6/10
Uneasy mix of comedy and drama
18 December 2007
"Once Upon a Honeymoon" is a 1942 film directed by Leo McCarey with a script by Sheridan Gibney and McCarey. Despite its stars, Cary Grant and Ginger Rogers and McCarey as director, the uneven script ultimately topples this film. Part of the problem is that as an audience member, you're not sure what to do - is it serious or funny? In a way, the audience is set up for comedy - they see it's a McCarey film with Rogers and Grant - and then they don't really get it when parts of it aren't funny. When it's Europe in World War II and you're mistaken for Jews, it's no joke.

Nevertheless, this is a film with some very good scenes, particularly at the beginning when Rogers feigns a fake British/upper class accent and then takes a call from her mother; she then sounds like a fishwife as she announces her marriage to one Baron von Luber (Walter Slezak).

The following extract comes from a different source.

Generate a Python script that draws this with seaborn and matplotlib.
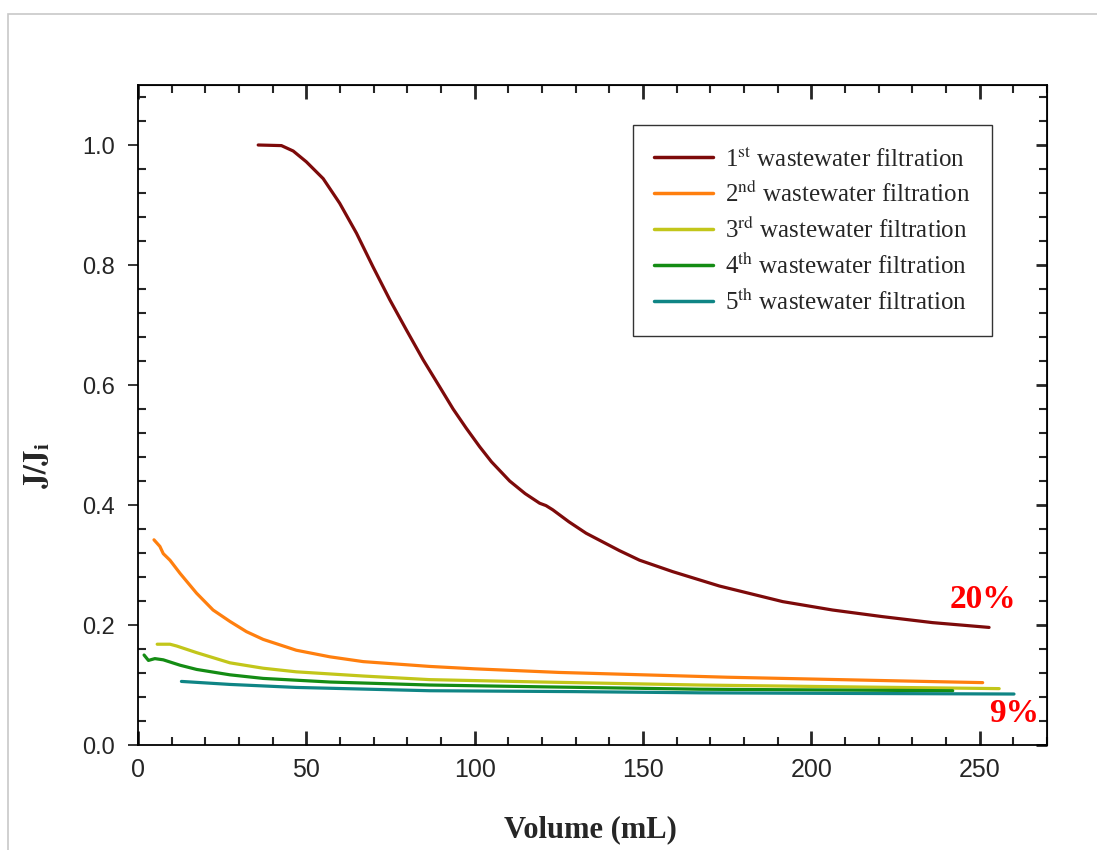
import numpy as np
import pandas as pd
import seaborn as sns
import matplotlib.pyplot as plt
from matplotlib.patches import Rectangle
from matplotlib.ticker import MultipleLocator

vol_1 = [35.7, 42.6, 46.1, 50.0, 55.0, 59.9, 64.9, 69.8, 74.8, 79.7, 84.7, 89.6, 93.6,
         97.5, 101.5, 105.0, 110.4, 115.0, 119.3, 121.2, 123.2, 128.0, 133.1, 143.0, 149.0,
         158.8, 172.7, 191.5, 206.3, 221.1, 236.0, 252.8]
flux_1 = [1.0, 0.999, 0.990, 0.972, 0.944, 0.903, 0.853, 0.797, 0.742, 0.692, 0.642, 0.597, 0.560,
          0.528, 0.497, 0.472, 0.440, 0.419, 0.403, 0.399, 0.392, 0.372, 0.353, 0.324, 0.308,
          0.289, 0.265, 0.239, 0.225, 0.214, 0.204, 0.196]

vol_2 = [4.75, 6.5, 7.5, 9.5, 12.5, 17.4, 22.3, 27.3, 32.2, 37.2, 47.0, 57.0, 66.9, 86.6,
         100, 125, 150, 175, 200, 225, 250.9]
flux_2 = [0.342, 0.331, 0.319, 0.308, 0.286, 0.253, 0.225, 0.206, 0.189, 0.176, 0.158, 0.147,
          0.139, 0.131, 0.127, 0.121, 0.117, 0.113, 0.110, 0.107, 0.104]

vol_3 = [5.7, 9.5, 11.5, 17.4, 27.3, 37.2, 47.0, 66.9, 86.6, 120, 166.8, 210, 255.8]
flux_3 = [0.168, 0.168, 0.165, 0.154, 0.137, 0.128, 0.122, 0.115, 0.109, 0.105, 0.100, 0.097, 0.094]

vol_4 = [1.8, 3.1, 5.0, 7.5, 12.5, 17.4, 27.3, 37.2, 57.0, 86.6, 120, 166.8, 242.0]
flux_4 = [0.150, 0.141, 0.144, 0.142, 0.133, 0.126, 0.117, 0.111, 0.105, 0.100, 0.097, 0.093, 0.0905]

vol_5 = [12.9, 27.3, 47.0, 86.6, 130, 166.8, 210, 260.2]
flux_5 = [0.106, 0.101, 0.096, 0.0905, 0.089, 0.087, 0.086, 0.085]

labels = ["1$^{\\rm st}$ wastewater filtration", "2$^{\\rm nd}$ wastewater filtration",
          "3$^{\\rm rd}$ wastewater filtration", "4$^{\\rm th}$ wastewater filtration",
          "5$^{\\rm th}$ wastewater filtration"]
colors = ["#7d0a0a", "#ff7f0e", "#c2c61a", "#148c14", "#0f8585"]

frames = []
for lab, v, f in zip(labels, [vol_1, vol_2, vol_3, vol_4, vol_5],
                     [flux_1, flux_2, flux_3, flux_4, flux_5]):
    frames.append(pd.DataFrame({"Volume": v, "Flux": f, "Run": lab}))
df = pd.concat(frames, ignore_index=True)

sns.set_style("ticks")
plt.rcParams["font.family"] = ["Liberation Sans", "DejaVu Sans"]
plt.rcParams["mathtext.fontset"] = "stix"

fig = plt.figure(figsize=(10.97, 8.5), dpi=100)
ax = fig.add_axes([0.1258, 0.1235, 0.8286, 0.7765])
fig.patches.append(Rectangle((0.007, -0.05), 1.2, 1.034, transform=fig.transFigure,
                             fill=False, edgecolor="#c8c8c8", linewidth=1.2))

sns.lineplot(data=df, x="Volume", y="Flux", hue="Run", palette=colors,
             linewidth=2.3, sort=False, estimator=None, ax=ax)

ax.set_xlim(0, 270)
ax.set_ylim(0, 1.1)
ax.xaxis.set_major_locator(MultipleLocator(50))
ax.xaxis.set_minor_locator(MultipleLocator(10))
ax.yaxis.set_major_locator(MultipleLocator(0.2))
ax.yaxis.set_minor_locator(MultipleLocator(0.04))
ax.yaxis.set_major_formatter(plt.FormatStrFormatter("%.1f"))
for s in ax.spines.values():
    s.set_linewidth(1.3)
    s.set_color("black")
ax.tick_params(axis="x", which="major", direction="in", length=10, width=2, labelsize=18, pad=9)
ax.tick_params(axis="x", which="minor", direction="in", length=6, width=1.5)
ax.tick_params(axis="y", which="major", direction="out", length=7.5, width=1.3, labelsize=17, pad=9)
ax.tick_params(axis="y", which="minor", direction="in", length=6, width=1.5)

top = ax.secondary_xaxis("top")
top.xaxis.set_major_locator(MultipleLocator(50))
top.xaxis.set_minor_locator(MultipleLocator(10))
top.tick_params(which="major", direction="in", length=10, width=2, labeltop=False)
top.tick_params(which="minor", direction="in", length=6, width=1.5)
right = ax.secondary_yaxis("right")
right.yaxis.set_major_locator(MultipleLocator(0.2))
right.yaxis.set_minor_locator(MultipleLocator(0.04))
right.tick_params(which="major", direction="in", length=8, width=2, labelright=False)
right.tick_params(which="minor", direction="in", length=6, width=1.5)

ax.set_xlabel("Volume (mL)", fontsize=22, fontweight="bold", family="Liberation Serif")
ax.xaxis.set_label_coords(0.498, -0.129)
ax.xaxis.label.set_va("center")
ax.set_ylabel("$\\mathbf{J/J_i}$", fontsize=22)
ax.yaxis.set_label_coords(-0.111, 0.424)
ax.yaxis.label.set_va("center")

ax.text(251, 0.243, "20%", color="#ff0000", fontsize=24, fontweight="bold",
        family="Liberation Serif", ha="center", va="center")
ax.text(260.2, 0.052, "9%", color="#ff0000", fontsize=24, fontweight="bold",
        family="Liberation Serif", ha="center", va="center")

leg = ax.legend(loc="upper right", bbox_to_anchor=(0.9395, 0.939), frameon=True, fancybox=False,
                edgecolor="black", handlelength=2.35, handletextpad=0.5, borderpad=0.85,
                borderaxespad=0, labelspacing=0.4,
                prop={"family": "Liberation Serif", "size": 18})
leg.get_frame().set_linewidth(1.0)
for line in leg.get_lines():
    line.set_linewidth(2.5)

fig.savefig("out.png", dpi=100)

Grant plays an American war correspondent investigating the Baron, who is suspected of being a top - but secret - ally of Hitler's. It does seem that wherever he goes, that country falls soon after. When Grant takes Rogers to lunch, he tells her vodka is Polish water - she takes hers with some brandy. She eventually escapes from von Luber but is forced to re-connect with him to get information.

"Once Upon a Honeymoon" has its moments, including its serious ones, but it seems like two films, neither belonging with the other. A real McCarey comedy with Grant and Rogers tripping up the Nazis would have been great; and of course, both actors could have pulled over a serious war film as well. In trying to make them do both, the movie's statement is confused.